Set down the material below word for word, excluding the pictures.

* **Provided material**
* * * * * * *
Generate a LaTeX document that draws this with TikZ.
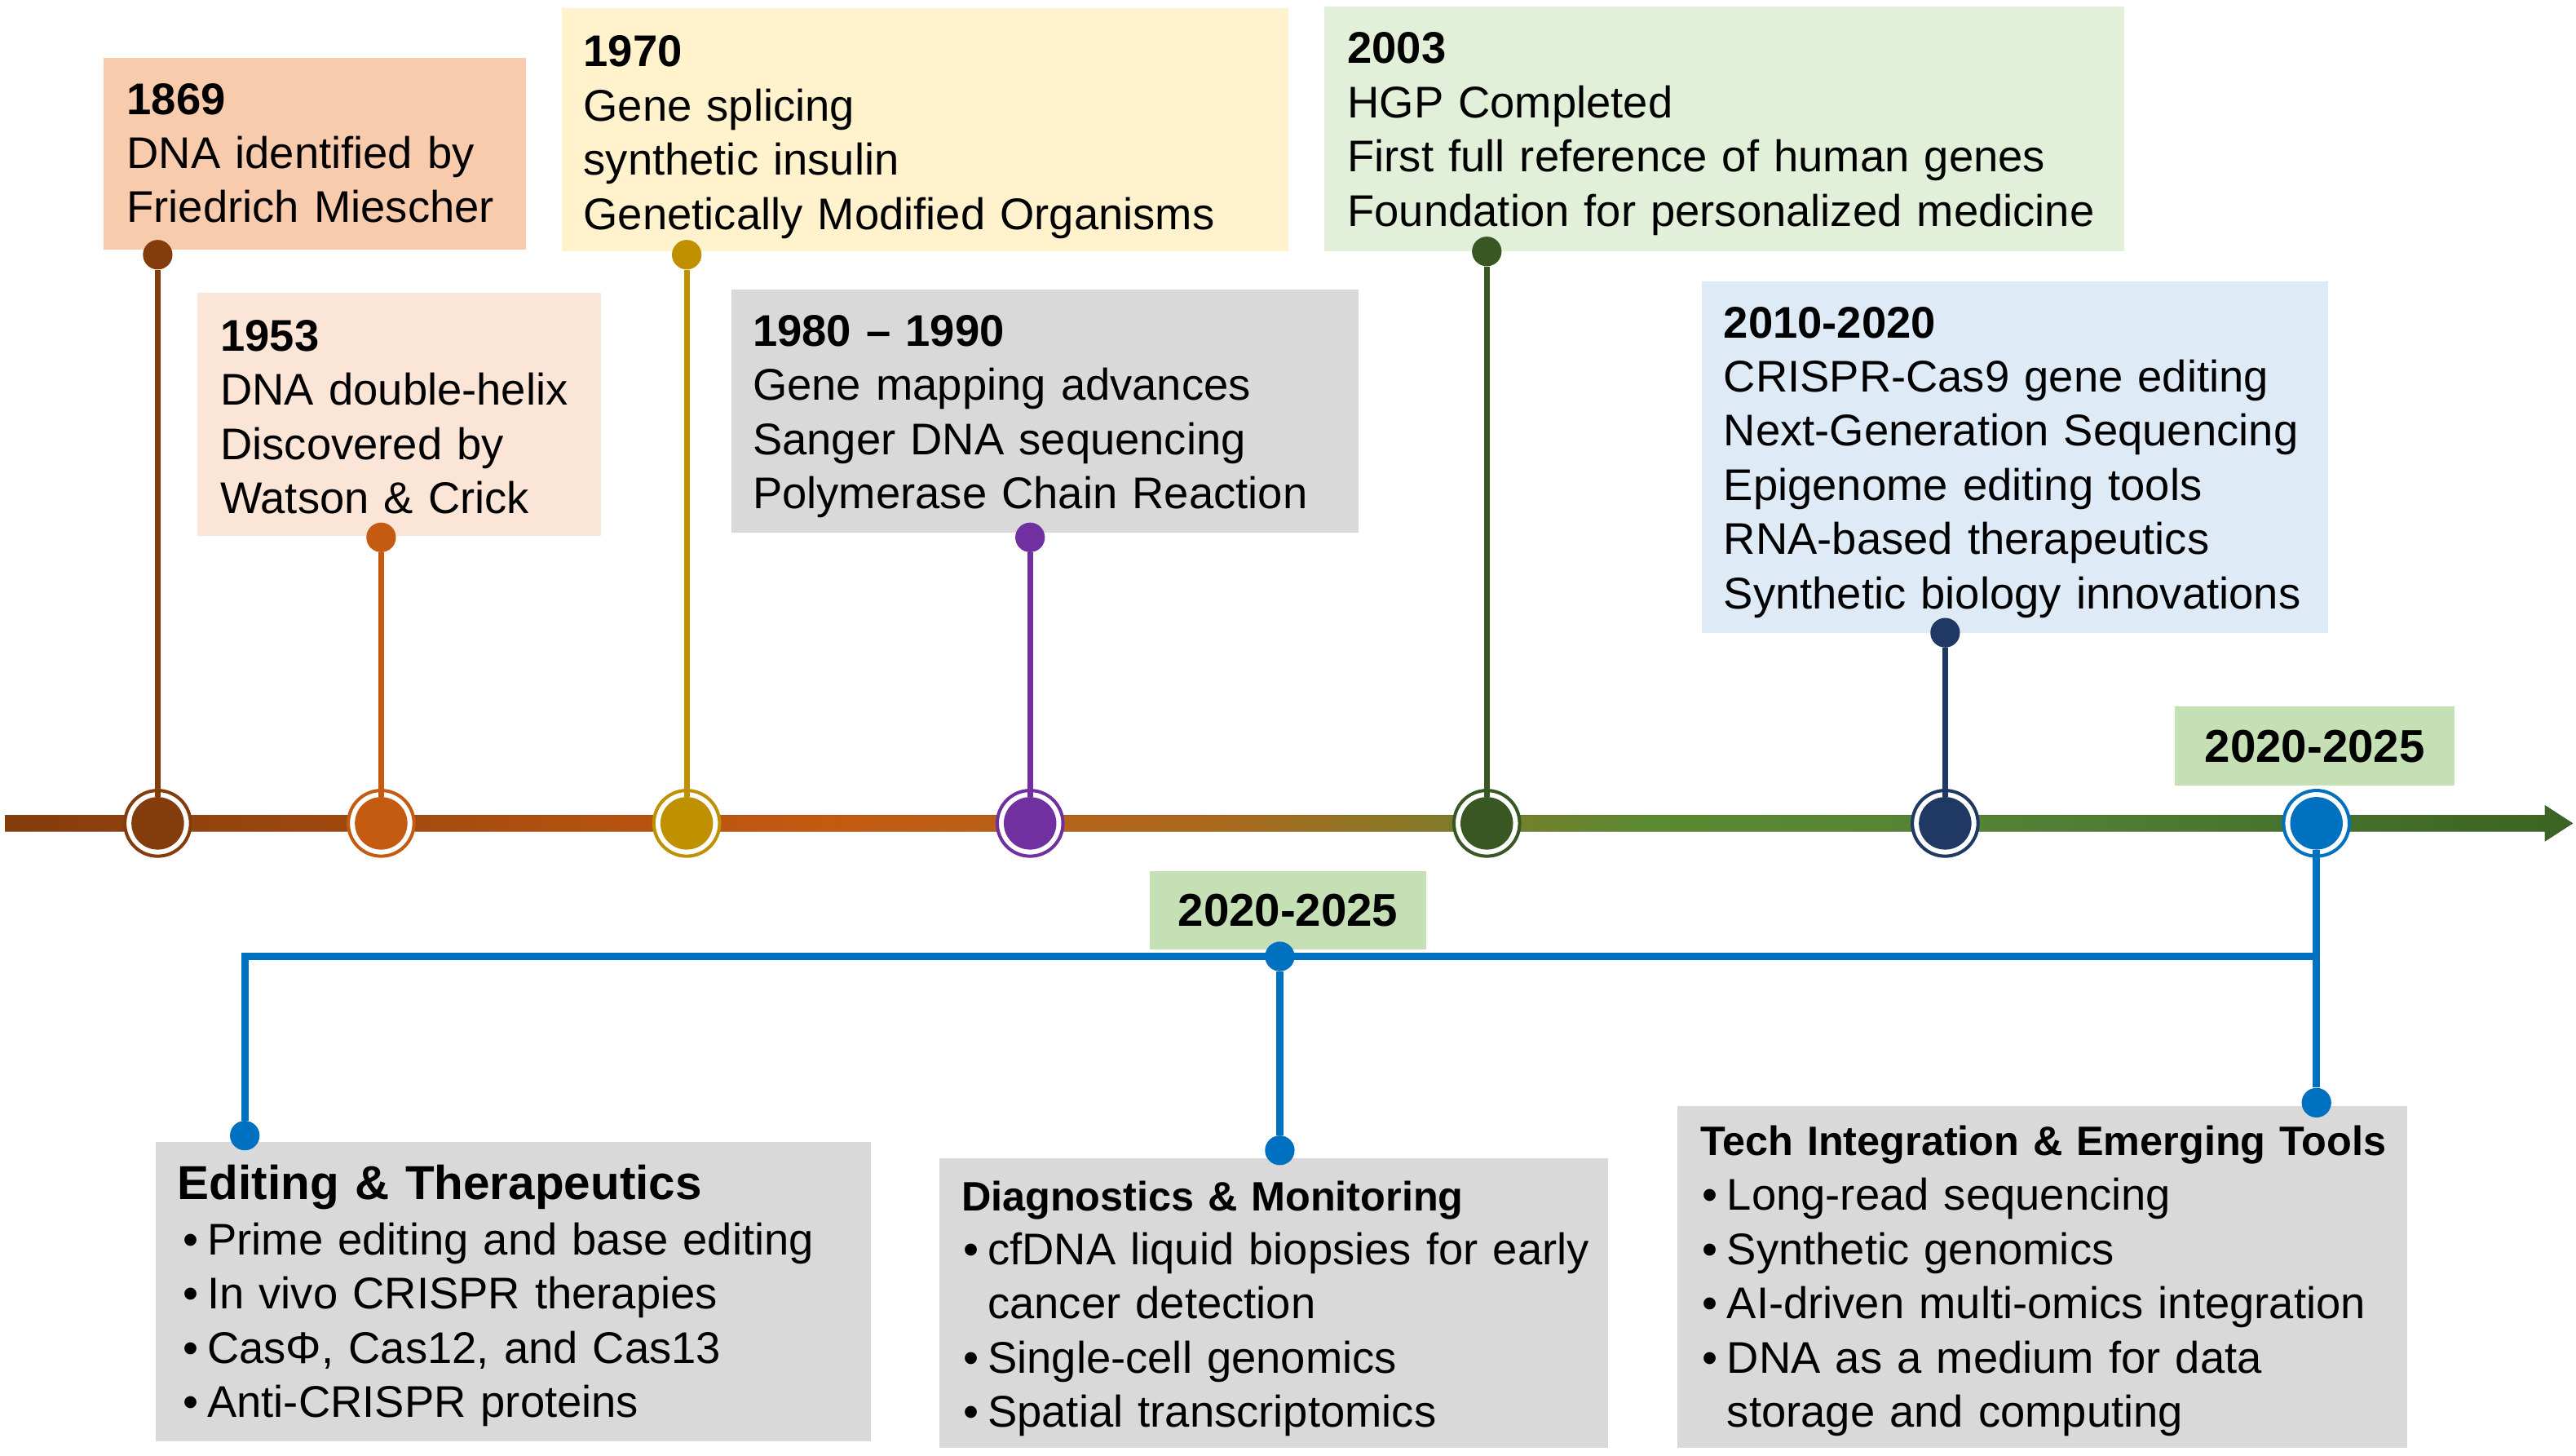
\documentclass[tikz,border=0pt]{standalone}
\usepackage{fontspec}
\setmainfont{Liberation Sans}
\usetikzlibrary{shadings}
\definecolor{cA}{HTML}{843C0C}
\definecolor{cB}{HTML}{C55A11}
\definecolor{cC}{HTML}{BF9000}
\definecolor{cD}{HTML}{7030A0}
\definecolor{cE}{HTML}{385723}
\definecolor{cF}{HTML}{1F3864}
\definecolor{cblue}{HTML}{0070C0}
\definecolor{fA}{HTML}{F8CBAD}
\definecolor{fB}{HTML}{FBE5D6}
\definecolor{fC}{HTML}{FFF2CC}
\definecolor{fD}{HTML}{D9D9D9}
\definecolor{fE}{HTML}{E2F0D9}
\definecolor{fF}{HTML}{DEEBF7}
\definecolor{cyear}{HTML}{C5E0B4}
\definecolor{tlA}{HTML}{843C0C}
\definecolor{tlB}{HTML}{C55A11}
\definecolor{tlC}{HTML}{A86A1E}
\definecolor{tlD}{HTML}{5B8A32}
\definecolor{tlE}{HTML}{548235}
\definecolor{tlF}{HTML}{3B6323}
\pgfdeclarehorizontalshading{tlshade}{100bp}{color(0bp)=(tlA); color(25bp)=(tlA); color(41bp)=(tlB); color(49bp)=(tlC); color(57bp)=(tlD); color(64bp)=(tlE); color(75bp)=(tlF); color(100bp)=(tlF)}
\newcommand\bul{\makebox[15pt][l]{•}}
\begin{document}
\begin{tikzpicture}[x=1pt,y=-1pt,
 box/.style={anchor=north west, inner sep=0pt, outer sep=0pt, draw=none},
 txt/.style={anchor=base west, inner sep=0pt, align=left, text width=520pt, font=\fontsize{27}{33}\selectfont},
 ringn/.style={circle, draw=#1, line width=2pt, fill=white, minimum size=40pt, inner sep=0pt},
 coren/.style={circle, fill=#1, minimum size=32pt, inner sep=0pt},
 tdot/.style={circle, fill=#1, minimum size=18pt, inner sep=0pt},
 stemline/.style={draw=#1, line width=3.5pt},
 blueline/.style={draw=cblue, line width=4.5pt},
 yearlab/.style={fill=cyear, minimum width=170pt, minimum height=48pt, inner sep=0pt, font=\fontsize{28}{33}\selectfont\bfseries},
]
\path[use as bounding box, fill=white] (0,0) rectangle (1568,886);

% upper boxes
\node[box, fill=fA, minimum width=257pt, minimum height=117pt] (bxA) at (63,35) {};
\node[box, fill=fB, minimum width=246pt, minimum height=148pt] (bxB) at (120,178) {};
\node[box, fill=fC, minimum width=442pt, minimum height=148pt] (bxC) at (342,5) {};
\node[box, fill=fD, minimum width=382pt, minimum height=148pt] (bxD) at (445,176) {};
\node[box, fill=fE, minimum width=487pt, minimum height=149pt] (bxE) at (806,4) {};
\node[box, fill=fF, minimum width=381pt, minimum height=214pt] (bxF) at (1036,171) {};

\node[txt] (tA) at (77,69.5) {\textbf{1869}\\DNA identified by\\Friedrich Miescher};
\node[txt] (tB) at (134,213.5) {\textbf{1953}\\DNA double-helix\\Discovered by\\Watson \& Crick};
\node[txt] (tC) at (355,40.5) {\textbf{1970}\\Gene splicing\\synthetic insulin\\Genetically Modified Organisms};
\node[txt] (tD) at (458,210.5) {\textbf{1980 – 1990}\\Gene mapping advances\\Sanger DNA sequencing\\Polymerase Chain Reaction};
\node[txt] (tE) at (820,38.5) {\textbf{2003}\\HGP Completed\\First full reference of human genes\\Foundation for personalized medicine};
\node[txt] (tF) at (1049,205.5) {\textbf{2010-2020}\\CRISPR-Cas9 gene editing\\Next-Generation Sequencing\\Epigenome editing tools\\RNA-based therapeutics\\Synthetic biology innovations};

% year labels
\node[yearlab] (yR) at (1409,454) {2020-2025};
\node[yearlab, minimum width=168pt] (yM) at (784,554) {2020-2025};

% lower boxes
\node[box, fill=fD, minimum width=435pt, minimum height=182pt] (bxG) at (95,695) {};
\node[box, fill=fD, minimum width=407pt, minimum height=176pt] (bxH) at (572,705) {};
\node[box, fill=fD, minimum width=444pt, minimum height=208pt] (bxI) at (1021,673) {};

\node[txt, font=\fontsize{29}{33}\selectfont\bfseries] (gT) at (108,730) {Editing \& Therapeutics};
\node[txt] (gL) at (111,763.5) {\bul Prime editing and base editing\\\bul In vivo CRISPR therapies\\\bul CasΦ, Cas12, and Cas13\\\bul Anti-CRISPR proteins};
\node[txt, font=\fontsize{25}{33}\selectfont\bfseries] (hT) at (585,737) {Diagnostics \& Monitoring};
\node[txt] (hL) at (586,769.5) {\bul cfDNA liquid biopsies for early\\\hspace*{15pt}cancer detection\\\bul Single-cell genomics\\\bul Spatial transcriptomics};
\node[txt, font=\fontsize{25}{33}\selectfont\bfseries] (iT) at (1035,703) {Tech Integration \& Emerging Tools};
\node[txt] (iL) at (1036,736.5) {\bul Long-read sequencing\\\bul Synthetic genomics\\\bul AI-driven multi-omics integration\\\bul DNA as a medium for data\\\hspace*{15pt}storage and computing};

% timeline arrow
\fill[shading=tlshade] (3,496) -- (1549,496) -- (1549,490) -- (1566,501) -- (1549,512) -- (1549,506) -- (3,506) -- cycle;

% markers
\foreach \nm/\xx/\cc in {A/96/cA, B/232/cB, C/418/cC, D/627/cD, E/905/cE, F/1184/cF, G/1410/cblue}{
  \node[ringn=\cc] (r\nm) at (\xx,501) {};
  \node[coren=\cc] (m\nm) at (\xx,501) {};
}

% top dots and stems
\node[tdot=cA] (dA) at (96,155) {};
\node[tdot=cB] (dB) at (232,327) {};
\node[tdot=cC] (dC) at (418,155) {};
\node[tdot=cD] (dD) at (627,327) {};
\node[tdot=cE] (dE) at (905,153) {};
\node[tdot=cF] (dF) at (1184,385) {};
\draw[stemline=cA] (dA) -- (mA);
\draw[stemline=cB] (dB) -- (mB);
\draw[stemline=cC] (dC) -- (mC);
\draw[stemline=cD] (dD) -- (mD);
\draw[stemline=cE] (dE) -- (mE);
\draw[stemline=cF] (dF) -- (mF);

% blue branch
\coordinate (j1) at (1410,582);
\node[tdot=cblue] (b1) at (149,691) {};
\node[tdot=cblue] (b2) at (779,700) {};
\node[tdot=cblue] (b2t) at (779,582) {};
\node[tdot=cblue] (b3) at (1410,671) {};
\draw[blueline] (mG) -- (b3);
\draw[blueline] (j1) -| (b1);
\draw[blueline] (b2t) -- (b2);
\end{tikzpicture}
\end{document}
* * * * * * *
* **Written answer**
Generate a LaTeX document that draws this with TikZ.
\documentclass[tikz,border=0pt]{standalone}
\usepackage{fontspec}
\setmainfont{Liberation Sans}
\usetikzlibrary{shadings}
\definecolor{cA}{HTML}{843C0C}
\definecolor{cB}{HTML}{C55A11}
\definecolor{cC}{HTML}{BF9000}
\definecolor{cD}{HTML}{7030A0}
\definecolor{cE}{HTML}{385723}
\definecolor{cF}{HTML}{1F3864}
\definecolor{cblue}{HTML}{0070C0}
\definecolor{fA}{HTML}{F8CBAD}
\definecolor{fB}{HTML}{FBE5D6}
\definecolor{fC}{HTML}{FFF2CC}
\definecolor{fD}{HTML}{D9D9D9}
\definecolor{fE}{HTML}{E2F0D9}
\definecolor{fF}{HTML}{DEEBF7}
\definecolor{cyear}{HTML}{C5E0B4}
\definecolor{tlA}{HTML}{843C0C}
\definecolor{tlB}{HTML}{C55A11}
\definecolor{tlC}{HTML}{A86A1E}
\definecolor{tlD}{HTML}{5B8A32}
\definecolor{tlE}{HTML}{548235}
\definecolor{tlF}{HTML}{3B6323}
\pgfdeclarehorizontalshading{tlshade}{100bp}{color(0bp)=(tlA); color(25bp)=(tlA); color(41bp)=(tlB); color(49bp)=(tlC); color(57bp)=(tlD); color(64bp)=(tlE); color(75bp)=(tlF); color(100bp)=(tlF)}
\newcommand\bul{\makebox[15pt][l]{•}}
\begin{document}
\begin{tikzpicture}[x=1pt,y=-1pt,
 box/.style={anchor=north west, inner sep=0pt, outer sep=0pt, draw=none},
 txt/.style={anchor=base west, inner sep=0pt, align=left, text width=520pt, font=\fontsize{27}{33}\selectfont},
 ringn/.style={circle, draw=#1, line width=2pt, fill=white, minimum size=40pt, inner sep=0pt},
 coren/.style={circle, fill=#1, minimum size=32pt, inner sep=0pt},
 tdot/.style={circle, fill=#1, minimum size=18pt, inner sep=0pt},
 stemline/.style={draw=#1, line width=3.5pt},
 blueline/.style={draw=cblue, line width=4.5pt},
 yearlab/.style={fill=cyear, minimum width=170pt, minimum height=48pt, inner sep=0pt, font=\fontsize{28}{33}\selectfont\bfseries},
]
\path[use as bounding box, fill=white] (0,0) rectangle (1568,886);

% upper boxes
\node[box, fill=fA, minimum width=257pt, minimum height=117pt] (bxA) at (63,35) {};
\node[box, fill=fB, minimum width=246pt, minimum height=148pt] (bxB) at (120,178) {};
\node[box, fill=fC, minimum width=442pt, minimum height=148pt] (bxC) at (342,5) {};
\node[box, fill=fD, minimum width=382pt, minimum height=148pt] (bxD) at (445,176) {};
\node[box, fill=fE, minimum width=487pt, minimum height=149pt] (bxE) at (806,4) {};
\node[box, fill=fF, minimum width=381pt, minimum height=214pt] (bxF) at (1036,171) {};

\node[txt] (tA) at (77,69.5) {\textbf{1869}\\DNA identified by\\Friedrich Miescher};
\node[txt] (tB) at (134,213.5) {\textbf{1953}\\DNA double-helix\\Discovered by\\Watson \& Crick};
\node[txt] (tC) at (355,40.5) {\textbf{1970}\\Gene splicing\\synthetic insulin\\Genetically Modified Organisms};
\node[txt] (tD) at (458,210.5) {\textbf{1980 – 1990}\\Gene mapping advances\\Sanger DNA sequencing\\Polymerase Chain Reaction};
\node[txt] (tE) at (820,38.5) {\textbf{2003}\\HGP Completed\\First full reference of human genes\\Foundation for personalized medicine};
\node[txt] (tF) at (1049,205.5) {\textbf{2010-2020}\\CRISPR-Cas9 gene editing\\Next-Generation Sequencing\\Epigenome editing tools\\RNA-based therapeutics\\Synthetic biology innovations};

% year labels
\node[yearlab] (yR) at (1409,454) {2020-2025};
\node[yearlab, minimum width=168pt] (yM) at (784,554) {2020-2025};

% lower boxes
\node[box, fill=fD, minimum width=435pt, minimum height=182pt] (bxG) at (95,695) {};
\node[box, fill=fD, minimum width=407pt, minimum height=176pt] (bxH) at (572,705) {};
\node[box, fill=fD, minimum width=444pt, minimum height=208pt] (bxI) at (1021,673) {};

\node[txt, font=\fontsize{29}{33}\selectfont\bfseries] (gT) at (108,730) {Editing \& Therapeutics};
\node[txt] (gL) at (111,763.5) {\bul Prime editing and base editing\\\bul In vivo CRISPR therapies\\\bul CasΦ, Cas12, and Cas13\\\bul Anti-CRISPR proteins};
\node[txt, font=\fontsize{25}{33}\selectfont\bfseries] (hT) at (585,737) {Diagnostics \& Monitoring};
\node[txt] (hL) at (586,769.5) {\bul cfDNA liquid biopsies for early\\\hspace*{15pt}cancer detection\\\bul Single-cell genomics\\\bul Spatial transcriptomics};
\node[txt, font=\fontsize{25}{33}\selectfont\bfseries] (iT) at (1035,703) {Tech Integration \& Emerging Tools};
\node[txt] (iL) at (1036,736.5) {\bul Long-read sequencing\\\bul Synthetic genomics\\\bul AI-driven multi-omics integration\\\bul DNA as a medium for data\\\hspace*{15pt}storage and computing};

% timeline arrow
\fill[shading=tlshade] (3,496) -- (1549,496) -- (1549,490) -- (1566,501) -- (1549,512) -- (1549,506) -- (3,506) -- cycle;

% markers
\foreach \nm/\xx/\cc in {A/96/cA, B/232/cB, C/418/cC, D/627/cD, E/905/cE, F/1184/cF, G/1410/cblue}{
  \node[ringn=\cc] (r\nm) at (\xx,501) {};
  \node[coren=\cc] (m\nm) at (\xx,501) {};
}

% top dots and stems
\node[tdot=cA] (dA) at (96,155) {};
\node[tdot=cB] (dB) at (232,327) {};
\node[tdot=cC] (dC) at (418,155) {};
\node[tdot=cD] (dD) at (627,327) {};
\node[tdot=cE] (dE) at (905,153) {};
\node[tdot=cF] (dF) at (1184,385) {};
\draw[stemline=cA] (dA) -- (mA);
\draw[stemline=cB] (dB) -- (mB);
\draw[stemline=cC] (dC) -- (mC);
\draw[stemline=cD] (dD) -- (mD);
\draw[stemline=cE] (dE) -- (mE);
\draw[stemline=cF] (dF) -- (mF);

% blue branch
\coordinate (j1) at (1410,582);
\node[tdot=cblue] (b1) at (149,691) {};
\node[tdot=cblue] (b2) at (779,700) {};
\node[tdot=cblue] (b2t) at (779,582) {};
\node[tdot=cblue] (b3) at (1410,671) {};
\draw[blueline] (mG) -- (b3);
\draw[blueline] (j1) -| (b1);
\draw[blueline] (b2t) -- (b2);
\end{tikzpicture}
\end{document}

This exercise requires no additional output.